• Given material:
▬▬▬

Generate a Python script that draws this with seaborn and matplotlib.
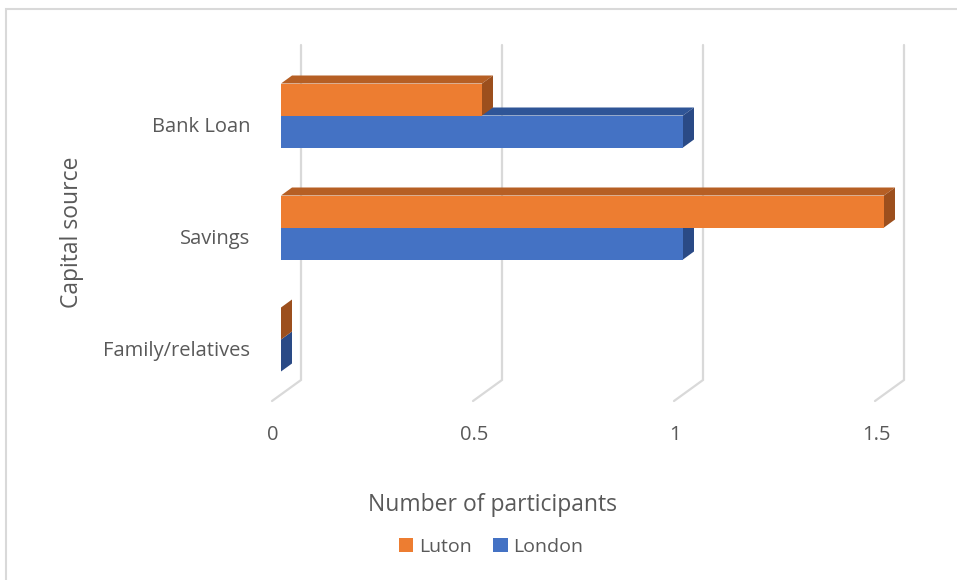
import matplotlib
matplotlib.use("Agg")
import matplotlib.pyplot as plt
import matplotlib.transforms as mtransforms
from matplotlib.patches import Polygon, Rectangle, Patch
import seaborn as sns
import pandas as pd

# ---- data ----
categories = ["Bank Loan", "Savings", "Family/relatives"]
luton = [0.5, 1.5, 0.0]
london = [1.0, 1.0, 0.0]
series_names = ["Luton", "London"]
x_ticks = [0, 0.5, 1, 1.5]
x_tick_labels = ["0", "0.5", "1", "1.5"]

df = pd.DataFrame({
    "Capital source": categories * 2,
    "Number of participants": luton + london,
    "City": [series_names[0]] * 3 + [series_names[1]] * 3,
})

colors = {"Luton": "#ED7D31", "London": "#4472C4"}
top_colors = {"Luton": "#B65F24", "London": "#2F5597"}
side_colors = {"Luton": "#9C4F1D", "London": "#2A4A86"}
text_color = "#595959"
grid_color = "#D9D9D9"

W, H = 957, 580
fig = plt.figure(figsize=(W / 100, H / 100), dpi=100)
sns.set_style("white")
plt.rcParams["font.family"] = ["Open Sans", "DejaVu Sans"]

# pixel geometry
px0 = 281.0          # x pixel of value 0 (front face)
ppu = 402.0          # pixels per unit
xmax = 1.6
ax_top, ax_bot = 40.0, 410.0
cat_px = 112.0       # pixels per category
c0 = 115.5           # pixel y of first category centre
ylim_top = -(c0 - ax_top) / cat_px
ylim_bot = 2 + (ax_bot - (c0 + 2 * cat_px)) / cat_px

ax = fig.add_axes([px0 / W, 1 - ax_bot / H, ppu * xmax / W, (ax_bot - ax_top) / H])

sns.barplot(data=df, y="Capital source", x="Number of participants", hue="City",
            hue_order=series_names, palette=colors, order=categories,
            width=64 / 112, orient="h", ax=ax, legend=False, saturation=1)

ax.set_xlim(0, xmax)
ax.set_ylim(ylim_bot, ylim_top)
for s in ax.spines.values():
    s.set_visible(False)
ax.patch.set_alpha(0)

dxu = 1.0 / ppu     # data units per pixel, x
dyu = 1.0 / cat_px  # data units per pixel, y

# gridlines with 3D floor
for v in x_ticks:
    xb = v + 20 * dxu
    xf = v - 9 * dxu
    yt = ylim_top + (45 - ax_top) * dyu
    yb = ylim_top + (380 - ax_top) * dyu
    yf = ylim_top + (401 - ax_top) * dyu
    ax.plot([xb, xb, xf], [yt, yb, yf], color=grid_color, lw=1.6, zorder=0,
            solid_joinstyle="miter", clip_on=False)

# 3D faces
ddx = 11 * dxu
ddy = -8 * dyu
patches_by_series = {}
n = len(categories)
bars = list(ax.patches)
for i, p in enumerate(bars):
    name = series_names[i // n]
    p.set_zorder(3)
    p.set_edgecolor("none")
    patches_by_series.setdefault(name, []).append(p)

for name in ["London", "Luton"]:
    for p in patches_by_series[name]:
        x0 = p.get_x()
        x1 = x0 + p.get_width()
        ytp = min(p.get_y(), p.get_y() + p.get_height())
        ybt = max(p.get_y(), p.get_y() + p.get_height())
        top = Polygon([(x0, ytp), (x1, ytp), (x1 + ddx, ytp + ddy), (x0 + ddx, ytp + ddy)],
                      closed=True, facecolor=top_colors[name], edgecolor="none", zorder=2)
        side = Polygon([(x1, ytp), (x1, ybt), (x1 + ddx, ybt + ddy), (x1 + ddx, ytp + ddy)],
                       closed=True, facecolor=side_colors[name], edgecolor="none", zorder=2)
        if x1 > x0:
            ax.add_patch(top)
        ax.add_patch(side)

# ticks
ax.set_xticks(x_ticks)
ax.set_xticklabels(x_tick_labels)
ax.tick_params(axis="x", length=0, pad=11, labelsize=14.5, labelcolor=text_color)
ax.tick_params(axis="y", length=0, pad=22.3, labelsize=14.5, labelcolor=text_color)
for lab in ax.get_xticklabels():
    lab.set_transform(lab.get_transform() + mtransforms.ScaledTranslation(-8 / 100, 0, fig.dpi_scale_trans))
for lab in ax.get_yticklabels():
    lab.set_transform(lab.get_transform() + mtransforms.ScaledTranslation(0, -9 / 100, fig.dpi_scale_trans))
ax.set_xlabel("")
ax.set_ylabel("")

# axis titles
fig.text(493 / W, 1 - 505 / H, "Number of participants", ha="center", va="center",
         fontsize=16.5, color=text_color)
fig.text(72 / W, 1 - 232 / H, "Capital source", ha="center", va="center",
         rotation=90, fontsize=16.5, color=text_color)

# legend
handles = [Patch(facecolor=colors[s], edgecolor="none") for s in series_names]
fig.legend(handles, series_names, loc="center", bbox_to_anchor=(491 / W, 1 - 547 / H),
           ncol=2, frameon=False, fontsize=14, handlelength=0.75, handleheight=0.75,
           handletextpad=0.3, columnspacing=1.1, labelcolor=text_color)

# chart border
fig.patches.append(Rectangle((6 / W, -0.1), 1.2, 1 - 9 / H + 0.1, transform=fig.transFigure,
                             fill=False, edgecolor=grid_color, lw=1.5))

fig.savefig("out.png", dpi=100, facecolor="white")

▬▬▬

• Task objective:
Gather each line of the listing that holds the string "with".

• Response:
Generate a Python script that draws this with seaborn and matplotlib.
# gridlines with 3D floor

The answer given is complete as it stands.